Her marital sexual relations are not all that different from her rapes. In fact, her first sex with Riichi is a rape, when she was working as a maid in the household. Presumably, that made her pregnant, so she became the wife, though there’s not much difference in her life except that the two moved out of Riichi’s mother’s house. Though there is no evidence directly given of childhood abuse, she calls Riichi Papa whenever they have sex, just as do the mother and daughter in Insect Woman. As it turns out, because of the way Japanese legally register their families, she is not even recorded as the wife, though she does not find this out until very late in the movie. Nor is she recorded as her son’s mother — the family actually registered the child as Riichi’s brother — so in her one stroke of initiative, after much prodding from a neighbor, she goes to court to get the register changed.

Riichi is a librarian and looks and acts like a stereotypical librarian. He is a nit-picker who checks the household accounts each day. He wears a surgical mask whenever in public and as soon as he comes home makes Sadako get out the vaporizer. Yet he has been having a ten-year affair with the even more stereotypical female librarian, vlcsnap-2020-01-01-14h07m47s883with her coke-bottle glasses and her silly attempts to arrange a rendevous among the bookshelves. Why Riichi did not marry her is never explained — they were sleeping together before he raped Sadako, and she was fertile, even getting an abortion at one time. Surely she would have been a more socially acceptable wife for Riichi’s demanding mother-in-law. It is her photos that Riichi shows to Sadako, for she has become obsessed with proving there is an affair going on.

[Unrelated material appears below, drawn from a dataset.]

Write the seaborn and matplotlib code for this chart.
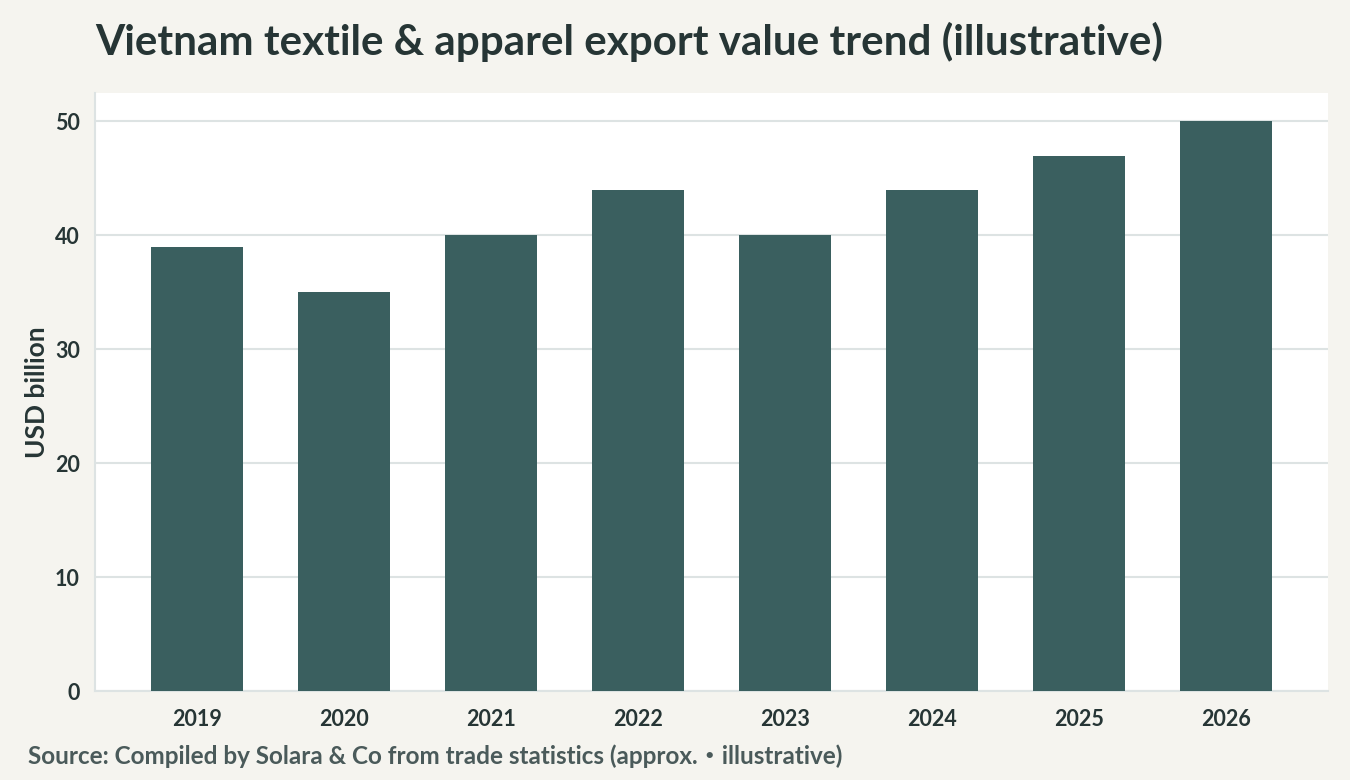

Hiraoko’s motivations are perhaps even less clear. He is ill, presumably with a combination of TB and heart problems. He tells us that he picked Sadako simply because he saw her husband leave on the train, but why he becomes so sexually obsessed with her is as inexplicable to him as to us.

Only as I began writing this did I realize that Sadako is another Insect Woman. Unlike Tome in that movie, Sadako simply plants herself and stays. Tome has plots and plans, many of them not successful, but Sadako has to be forced into activity. She works as industriously as an ant, but incompetently. She just survives. Even when we hear her voice-overs, they do not clarify the past or her plans.

The train is a persistent factor. The home abuts on the raised tracks, as visually shut in as the houses of Ditch though much more prosperous (they have a TV and a refrigerator).  Many scenes take place at stations, stops, or on the train itself. There is often a sense of the New Wave guerilla film-making, with lots of locations, telephotos, possible hand-helds, and exteriors that must have been extremely difficult to shoot. At the same time, many of these scenes are meticulously planned, such as the brilliant bit when from the platform we see Haraoko pursue Sadako the length of the train only to continue the scene in the last platform in the reverse direction as the train begins to leave the station, the camera and sound crew racing to keep up. It takes extremely sophisticated film-making to look so casual.

However you feel about the film as a whole, it is a remarkable look inside a marriage where the distinction between wife and maid is all but impossible to define and where it does not seem to bother either participant that there is no distinction between the two. As I said, it is a strange movie.